SWARAKYAT.COM - Nasi sudah menjadi bubur. Tak perlulah diolah-olah lagi supaya kembali menjadi nasi. Percuma. Di mata Puan, orang Minang tidak menerapkan Pancasila.
Itulah thesis asli Puan Maharani tentang orang Minang yang
selama ini kosisten menolak PDIP. Itulah pandangan Puan. Begitulah yang ada di
pikiran dia. Jadi, tidak perlu diusahakan untuk memoles-moles ucapan asli itu.
Puan mengatakan, “…Semoga Sumbar mendukung negara
Pancasila.” Mau ditafsirkan oleh ahli bahasa mana pun, kalimat ini mengandung
arti tunggal bahwa orang Minang tidak berpancasila.
Untuk apalagi dilurus-luruskan. Ditafsir-tafsirkan. Memang
itulah yang dimaksudkan Puan.
Dan harap diingat. Puan mengucapkan itu dalam konteks yang
khusus. Yaitu, ketika dia memberikan sambutan melepas para calon kepala daerah
dari PDIP untuk pilkada 2020 di Sumatera Barat (Sumbar). Dari sini, sangat
‘valid’ disimpulkan bahwa, bagi Puan, hanya orang PDIP-lah yang memahami dan
menerapkan Pancasila. Orang lain tidak.
Padahal, kalau dicermati langkah-langkah PDIP untuk mengubah
Pancasila menjadi Trisila dan kemudian Ekasila, jelas sekali bahwa Partai
Banteng sudah lama ingin melenyapkan sila Ketuhanan Yang Maha Esa. Yaitu, sila
yang paling kental mewarnai sikap dan tindak-tanduk orang Minang.
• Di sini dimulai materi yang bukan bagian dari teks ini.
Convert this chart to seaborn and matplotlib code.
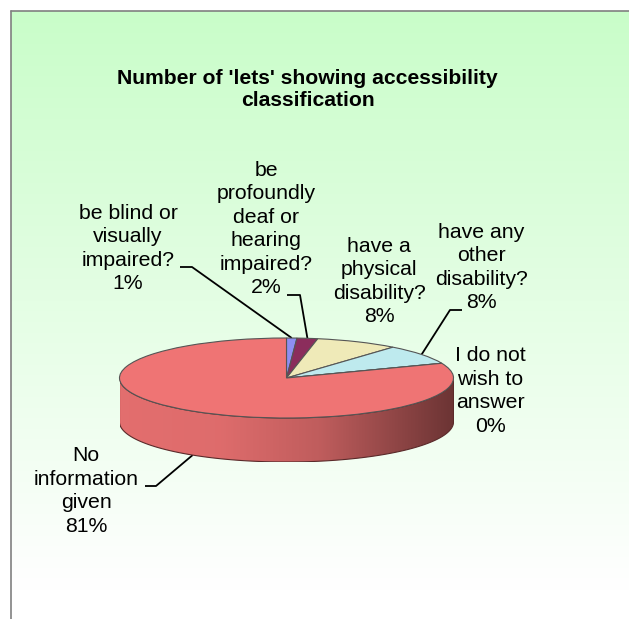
import numpy as np
import matplotlib
matplotlib.use("Agg")
import matplotlib.pyplot as plt
from matplotlib.patches import Polygon
import matplotlib.colors as mcolors
import seaborn as sns

sns.set_style("white")
plt.rcParams['font.family'] = ['Liberation Sans', 'DejaVu Sans']

# ---- data ----
title = "Number of 'lets' showing accessibility\nclassification"
categories = ["be blind or\nvisually\nimpaired?",
              "be\nprofoundly\ndeaf or\nhearing\nimpaired?",
              "have a\nphysical\ndisability?",
              "have any\nother\ndisability?",
              "I do not\nwish to\nanswer",
              "No\ninformation\ngiven"]
percents = [1, 2, 8, 8, 0, 81]
colors = ["#8E8EF2", "#8B2D5C", "#EFEAB8", "#BEEAEE", "#660066", "#EF7474"]

# ---- layout (pixels) ----
W, H = 629, 619
cx, cy = 286.5, 378.0   # centre of top face
ra, rb = 167.0, 40.0    # ellipse semi axes
depth = 44.0
d = depth / rb

fig = plt.figure(figsize=(W / 100, H / 100), dpi=100)
ax = fig.add_axes([0, 0, 1, 1])
ax.set_xlim(0, W)
ax.set_ylim(H, 0)
ax.axis("off")

# background gradient
ys = np.linspace(11, H, 300)
t = np.clip((ys - 11) / (590 - 11), 0, 1)[:, None]
top = np.array(mcolors.to_rgb("#C9FDC9"))
bot = np.array([1.0, 1.0, 1.0])
grad = (top * (1 - t) + bot * t)[:, None, :]
ax.imshow(grad, extent=(11, W, H, 11), aspect="auto", zorder=0)
ax.plot([11, 11], [H, 11], color="#808080", lw=1.2, zorder=1)
ax.plot([11, W], [11, 11], color="#808080", lw=1.2, zorder=1)

# title
ax.text(307.5, 89.5, title, ha="center", va="center", fontsize=15.2,
        fontweight="bold", color="black", linespacing=1.2, zorder=5)

# ---- pie axes ----
pax = fig.add_axes([(cx - ra) / W, 1 - (cy + rb + depth) / H,
                    2 * ra / W, (2 * rb + depth) / H])
pax.patch.set_alpha(0)
wedges, _ = pax.pie(percents, colors=colors, startangle=90, counterclock=False,
                    wedgeprops=dict(edgecolor="#555555", linewidth=0.8))
pax.set_aspect("auto")
pax.set_xlim(-1, 1)
pax.set_ylim(-1 - d, 1)
pax.axis("off")
for w in wedges:
    w.set_zorder(3)

# side wall for the visible front half
for w, col in zip(wedges, colors):
    t1, t2 = w.theta1, w.theta2
    for k in (-1, 0, 1):
        lo = max(t1, 180 + 360 * k)
        hi = min(t2, 360 + 360 * k)
        if hi <= lo:
            continue
        th = np.radians(np.linspace(lo, hi, 200))
        upper = np.column_stack([np.cos(th), np.sin(th)])
        lower = np.column_stack([np.cos(th[::-1]), np.sin(th[::-1]) - d])
        poly = Polygon(np.vstack([upper, lower]), closed=True,
                       facecolor="none", edgecolor="#5a2a2a", lw=0.8, zorder=2)
        pax.add_patch(poly)
        base = np.array(mcolors.to_rgb(col))
        xs = np.linspace(0, 1, 256)
        fac = np.interp(xs, [0, 0.3, 0.6, 1.0], [0.95, 0.93, 0.80, 0.45])
        img = (base[None, :] * fac[:, None])[None, :, :]
        im = pax.imshow(img, extent=(-1, 1, -1 - d, 0.05), aspect="auto", zorder=1.5)
        im.set_clip_path(poly)

# ---- labels ----
label_pos = [(128, 248.5), (266, 229), (379, 281.5), (481, 267.5), (490, 391), (86, 491)]
for cat, p, (lx, ly) in zip(categories, percents, label_pos):
    ax.text(lx, ly, f"{cat}\n{p}%", ha="center", va="center", fontsize=15.3,
            linespacing=1.3, color="black", zorder=5)

def anchor(w, on_wall=False):
    m = np.radians((w.theta1 + w.theta2) / 2)
    x = cx + ra * np.cos(m)
    y = cy - rb * np.sin(m) + (depth if on_wall else 0)
    return x, y

leaders = {0: ((180, 267), (192, 267), False),
           1: ((287, 295), (300, 295), False),
           3: ((462, 310), (450, 310), False),
           5: ((145, 486), (156, 486), True)}
for i, (p0, p1, wall) in leaders.items():
    ex, ey = anchor(wedges[i], wall)
    ax.plot([p0[0], p1[0], ex], [p0[1], p1[1], ey], color="black", lw=1.3,
            zorder=6, solid_capstyle="butt")

fig.savefig("out.png", dpi=100)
Sekarang, orang-orang PDIP sibuk menukangi ucapan Puan yang
sangat berbisa itu. Mereka mencari-carikan alasan, mengklarifikasi, dsb.
Sia-sia. Damage has been done. Sudah terlanjur perasaan orang Minang luka
parah. Semakin dilurus-luruskan, bertambah meruyak nanti luka perasaan itu.
Lebih baik Puan tampil ke depan. Minta maaf secara terbuka.
Akui kesilapan. Selesai. Perkara nanti orang Minang melestarikan thesis Puan
itu, apa boleh buat. Itulah risiko PDIP mencurigai orang lain. Itulah akibat
keinginan pimpinan PDIP agar partai mereka itu unggul di mana-mana. Termasuk di
Sumatera Barat (Sumbar).
Keinginan itu menyebabkan pimpinan Banteng menganggap orang
Minang yang tidak menerima PDIP sebagai musuh. Tidak hanya musuh partai tapi
sekaligus mereka anggap sebagai musuh negara. Musuh negara itu antara lain
adalah orang yang tidak berpancasila. Cocok dengan ucapan Puan.
Tidak ada salahnya orang PDIP ramai-ramai turun tangan untuk
menyelamatkan Puan. Boleh-boleh saja barisan politisi senior PDIP mencoba
meluruskan ucapan Puan itu. Silakan saja.
Cuma, semakin Anda belok-belokkan peristiwa naas ini ke
mana-mana, akan semakin parah. Anda terlihat arogan. Angkuh. Tidak mau meminta
maaf. Merasa diri sempurna.
Bisa juga nanti publik melihat PDIP sok kuasa.
Mentang-mentang punya kekuasaan besar. Seenaknya saja terhadap orang lain yang
tidak mendukung.
Kalu Anda tetap merasa tak bersalah, merasa Puan tidak
melukai orang Minang, terserah saja. Tidak ada masalah. Sebab, catatan sejarah
tentang peranan orang Minang cukup lengkap. Tak bisa dihapus. Mereka ikut
merumuskan Pancasila, mereka mengamalkan dan merawatnya.